INSTRUCTIONS FOR THE TASK:
Exactly retype the opening line of the entries and every line after it, ending with the line that contains "from bokeh.resources import INLINE". Skip all pictures.

##########

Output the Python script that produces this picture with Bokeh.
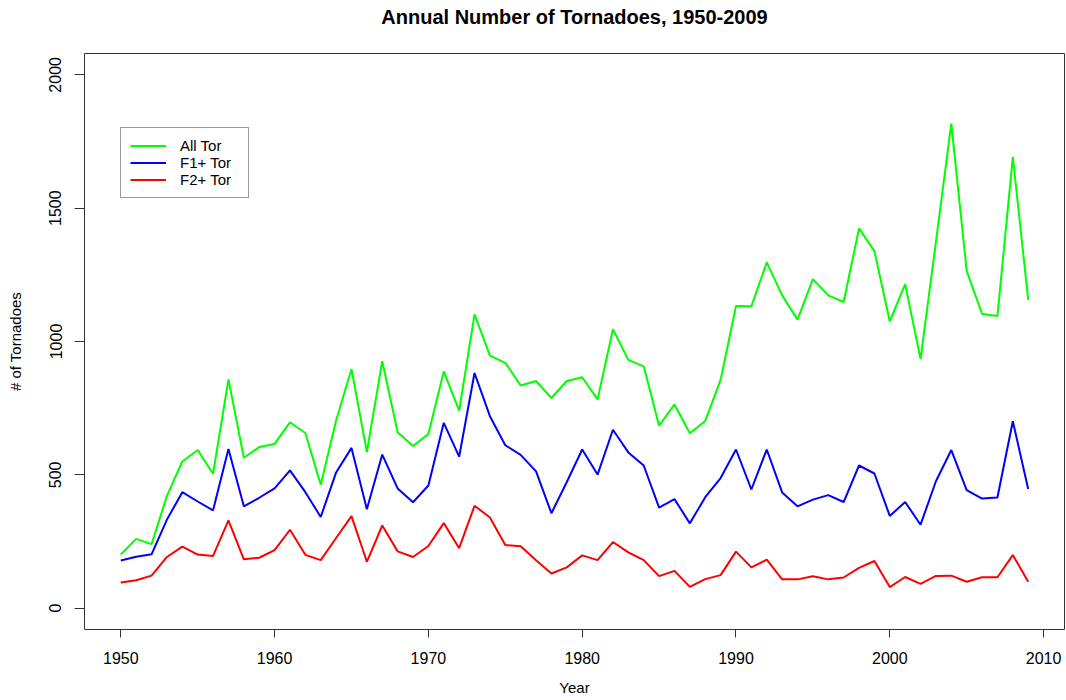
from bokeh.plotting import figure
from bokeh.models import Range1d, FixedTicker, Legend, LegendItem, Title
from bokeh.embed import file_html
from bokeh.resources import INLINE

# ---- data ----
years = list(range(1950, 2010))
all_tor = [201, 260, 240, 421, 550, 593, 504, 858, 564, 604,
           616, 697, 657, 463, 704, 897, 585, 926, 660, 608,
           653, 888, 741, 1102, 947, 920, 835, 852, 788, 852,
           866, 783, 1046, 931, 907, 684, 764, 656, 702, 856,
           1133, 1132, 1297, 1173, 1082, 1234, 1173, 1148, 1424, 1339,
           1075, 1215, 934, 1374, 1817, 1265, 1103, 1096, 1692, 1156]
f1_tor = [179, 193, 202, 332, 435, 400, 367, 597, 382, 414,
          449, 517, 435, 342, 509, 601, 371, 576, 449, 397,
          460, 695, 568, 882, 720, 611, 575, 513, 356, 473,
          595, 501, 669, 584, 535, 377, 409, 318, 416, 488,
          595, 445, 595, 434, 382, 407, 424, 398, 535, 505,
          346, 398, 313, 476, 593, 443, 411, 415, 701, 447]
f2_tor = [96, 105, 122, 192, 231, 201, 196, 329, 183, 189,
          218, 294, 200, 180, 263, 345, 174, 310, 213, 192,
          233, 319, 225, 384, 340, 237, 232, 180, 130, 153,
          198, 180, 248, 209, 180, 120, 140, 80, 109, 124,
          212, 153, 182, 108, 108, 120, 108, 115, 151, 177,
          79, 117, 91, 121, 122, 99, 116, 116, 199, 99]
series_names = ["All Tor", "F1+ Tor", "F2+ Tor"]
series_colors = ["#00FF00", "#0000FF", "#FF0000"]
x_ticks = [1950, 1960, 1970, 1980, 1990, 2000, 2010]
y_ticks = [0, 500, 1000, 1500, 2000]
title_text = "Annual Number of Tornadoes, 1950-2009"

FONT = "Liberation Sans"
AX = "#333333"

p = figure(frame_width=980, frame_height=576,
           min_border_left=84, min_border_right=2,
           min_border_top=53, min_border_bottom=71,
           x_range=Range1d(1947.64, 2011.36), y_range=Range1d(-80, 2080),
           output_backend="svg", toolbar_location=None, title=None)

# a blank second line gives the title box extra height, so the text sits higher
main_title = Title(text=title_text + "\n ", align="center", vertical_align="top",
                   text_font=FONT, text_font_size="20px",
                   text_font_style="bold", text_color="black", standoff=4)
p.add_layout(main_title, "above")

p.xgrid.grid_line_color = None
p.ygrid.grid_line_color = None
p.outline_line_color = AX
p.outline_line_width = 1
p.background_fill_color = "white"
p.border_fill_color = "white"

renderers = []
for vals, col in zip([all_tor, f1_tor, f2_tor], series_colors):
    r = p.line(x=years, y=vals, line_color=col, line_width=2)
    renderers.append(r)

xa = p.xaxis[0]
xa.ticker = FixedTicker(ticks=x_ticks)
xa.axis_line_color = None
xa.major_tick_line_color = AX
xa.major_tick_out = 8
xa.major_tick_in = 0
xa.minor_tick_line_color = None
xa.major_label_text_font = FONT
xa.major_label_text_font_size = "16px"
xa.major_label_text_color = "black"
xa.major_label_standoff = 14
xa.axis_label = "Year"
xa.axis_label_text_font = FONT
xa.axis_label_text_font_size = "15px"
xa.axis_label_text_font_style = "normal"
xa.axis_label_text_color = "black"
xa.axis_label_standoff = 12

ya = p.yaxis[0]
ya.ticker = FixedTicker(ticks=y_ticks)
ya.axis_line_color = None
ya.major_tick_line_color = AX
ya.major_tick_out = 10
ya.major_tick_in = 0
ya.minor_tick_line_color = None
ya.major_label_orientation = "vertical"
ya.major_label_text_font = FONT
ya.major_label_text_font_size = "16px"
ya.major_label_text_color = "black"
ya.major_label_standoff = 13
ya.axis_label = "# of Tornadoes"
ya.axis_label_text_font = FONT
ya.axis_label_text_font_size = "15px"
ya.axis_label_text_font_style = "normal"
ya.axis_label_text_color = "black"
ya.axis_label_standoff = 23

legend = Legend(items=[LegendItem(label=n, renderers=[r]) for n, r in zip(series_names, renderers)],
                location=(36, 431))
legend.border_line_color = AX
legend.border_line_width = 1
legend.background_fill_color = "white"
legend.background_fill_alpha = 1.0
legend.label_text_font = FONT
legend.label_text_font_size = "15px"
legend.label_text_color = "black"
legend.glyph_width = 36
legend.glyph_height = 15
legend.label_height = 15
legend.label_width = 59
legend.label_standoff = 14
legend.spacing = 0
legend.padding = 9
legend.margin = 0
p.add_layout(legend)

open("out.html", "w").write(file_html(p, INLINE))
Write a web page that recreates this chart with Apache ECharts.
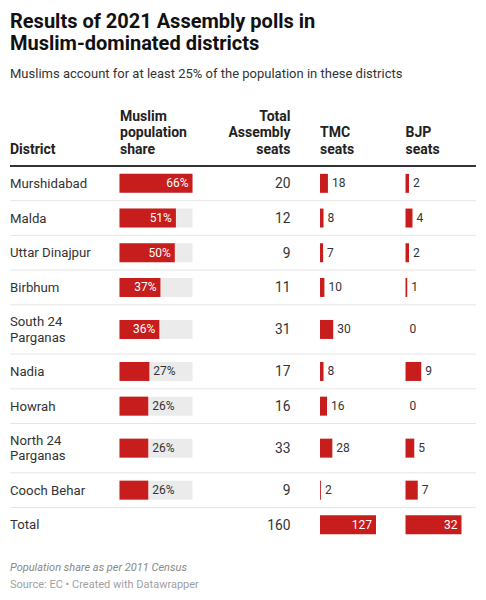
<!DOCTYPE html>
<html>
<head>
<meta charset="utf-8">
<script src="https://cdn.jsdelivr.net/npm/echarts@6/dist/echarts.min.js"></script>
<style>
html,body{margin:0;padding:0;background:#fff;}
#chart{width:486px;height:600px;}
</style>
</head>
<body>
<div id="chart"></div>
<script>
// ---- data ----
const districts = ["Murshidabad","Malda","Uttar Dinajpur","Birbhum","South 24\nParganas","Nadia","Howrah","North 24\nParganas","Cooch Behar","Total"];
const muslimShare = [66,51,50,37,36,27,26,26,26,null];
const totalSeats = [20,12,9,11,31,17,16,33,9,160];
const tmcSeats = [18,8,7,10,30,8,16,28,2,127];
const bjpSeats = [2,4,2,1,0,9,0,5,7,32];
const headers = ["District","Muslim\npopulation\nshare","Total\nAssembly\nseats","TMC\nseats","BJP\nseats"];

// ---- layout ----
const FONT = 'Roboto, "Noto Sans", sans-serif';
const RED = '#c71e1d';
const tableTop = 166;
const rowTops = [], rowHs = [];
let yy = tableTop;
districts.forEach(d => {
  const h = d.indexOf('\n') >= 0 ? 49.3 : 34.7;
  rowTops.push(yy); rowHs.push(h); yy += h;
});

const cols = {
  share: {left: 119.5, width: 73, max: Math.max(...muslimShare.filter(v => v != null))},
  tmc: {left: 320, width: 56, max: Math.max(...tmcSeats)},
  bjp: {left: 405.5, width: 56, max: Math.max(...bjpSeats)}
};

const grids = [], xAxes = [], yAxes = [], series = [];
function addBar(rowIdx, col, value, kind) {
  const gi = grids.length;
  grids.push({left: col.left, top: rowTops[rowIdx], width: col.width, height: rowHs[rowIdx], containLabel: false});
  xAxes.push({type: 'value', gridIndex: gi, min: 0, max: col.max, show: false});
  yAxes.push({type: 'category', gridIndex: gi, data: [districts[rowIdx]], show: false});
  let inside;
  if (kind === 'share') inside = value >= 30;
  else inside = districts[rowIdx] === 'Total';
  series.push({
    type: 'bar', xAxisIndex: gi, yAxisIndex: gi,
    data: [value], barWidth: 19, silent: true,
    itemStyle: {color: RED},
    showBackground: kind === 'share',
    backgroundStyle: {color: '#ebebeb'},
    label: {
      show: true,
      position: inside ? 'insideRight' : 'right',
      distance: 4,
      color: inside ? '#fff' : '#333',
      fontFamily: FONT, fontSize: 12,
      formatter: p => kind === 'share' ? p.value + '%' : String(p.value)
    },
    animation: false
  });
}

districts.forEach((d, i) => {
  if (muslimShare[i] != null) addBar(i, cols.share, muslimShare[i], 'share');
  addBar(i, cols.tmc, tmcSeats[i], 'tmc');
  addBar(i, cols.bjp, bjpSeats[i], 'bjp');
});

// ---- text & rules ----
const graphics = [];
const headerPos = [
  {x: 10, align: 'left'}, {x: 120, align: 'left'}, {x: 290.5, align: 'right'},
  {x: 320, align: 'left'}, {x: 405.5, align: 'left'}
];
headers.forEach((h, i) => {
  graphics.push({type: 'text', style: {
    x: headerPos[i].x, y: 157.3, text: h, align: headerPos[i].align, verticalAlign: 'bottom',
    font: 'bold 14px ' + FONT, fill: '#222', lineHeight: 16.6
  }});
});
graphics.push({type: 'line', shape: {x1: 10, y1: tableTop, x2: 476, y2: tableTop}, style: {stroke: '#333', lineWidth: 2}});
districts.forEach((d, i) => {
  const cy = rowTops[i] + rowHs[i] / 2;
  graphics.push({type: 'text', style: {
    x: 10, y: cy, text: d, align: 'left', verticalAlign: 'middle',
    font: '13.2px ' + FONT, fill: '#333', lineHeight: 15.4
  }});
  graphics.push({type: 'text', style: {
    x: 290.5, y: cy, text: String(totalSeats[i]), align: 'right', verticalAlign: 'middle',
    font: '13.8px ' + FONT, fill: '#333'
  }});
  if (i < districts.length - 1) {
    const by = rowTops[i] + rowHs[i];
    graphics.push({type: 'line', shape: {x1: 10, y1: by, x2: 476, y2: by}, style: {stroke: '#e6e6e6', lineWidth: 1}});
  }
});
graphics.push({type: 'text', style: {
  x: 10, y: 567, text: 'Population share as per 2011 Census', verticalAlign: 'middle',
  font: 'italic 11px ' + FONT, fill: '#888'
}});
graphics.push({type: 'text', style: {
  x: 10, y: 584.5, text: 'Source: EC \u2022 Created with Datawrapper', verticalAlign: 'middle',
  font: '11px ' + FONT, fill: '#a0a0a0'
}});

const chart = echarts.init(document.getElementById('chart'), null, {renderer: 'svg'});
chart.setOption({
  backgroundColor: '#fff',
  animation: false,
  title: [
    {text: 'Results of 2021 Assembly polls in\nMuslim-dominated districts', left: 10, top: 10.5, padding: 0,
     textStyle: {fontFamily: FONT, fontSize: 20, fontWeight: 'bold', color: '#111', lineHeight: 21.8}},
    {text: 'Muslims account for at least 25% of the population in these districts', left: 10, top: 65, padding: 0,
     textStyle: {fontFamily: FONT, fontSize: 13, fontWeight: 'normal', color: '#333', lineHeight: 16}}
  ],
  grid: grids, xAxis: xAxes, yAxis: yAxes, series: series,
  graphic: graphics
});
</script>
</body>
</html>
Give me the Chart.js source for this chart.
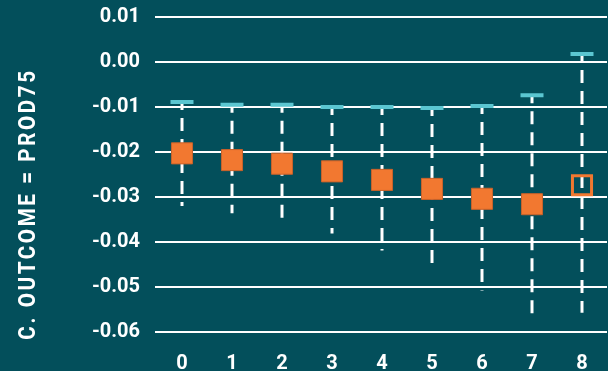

##########

RESPONSE:
Output the Python script that produces this picture with Bokeh.
from bokeh.plotting import figure
from bokeh.models import Range1d, FixedTicker, Legend, LegendItem, Title
from bokeh.embed import file_html
from bokeh.resources import INLINE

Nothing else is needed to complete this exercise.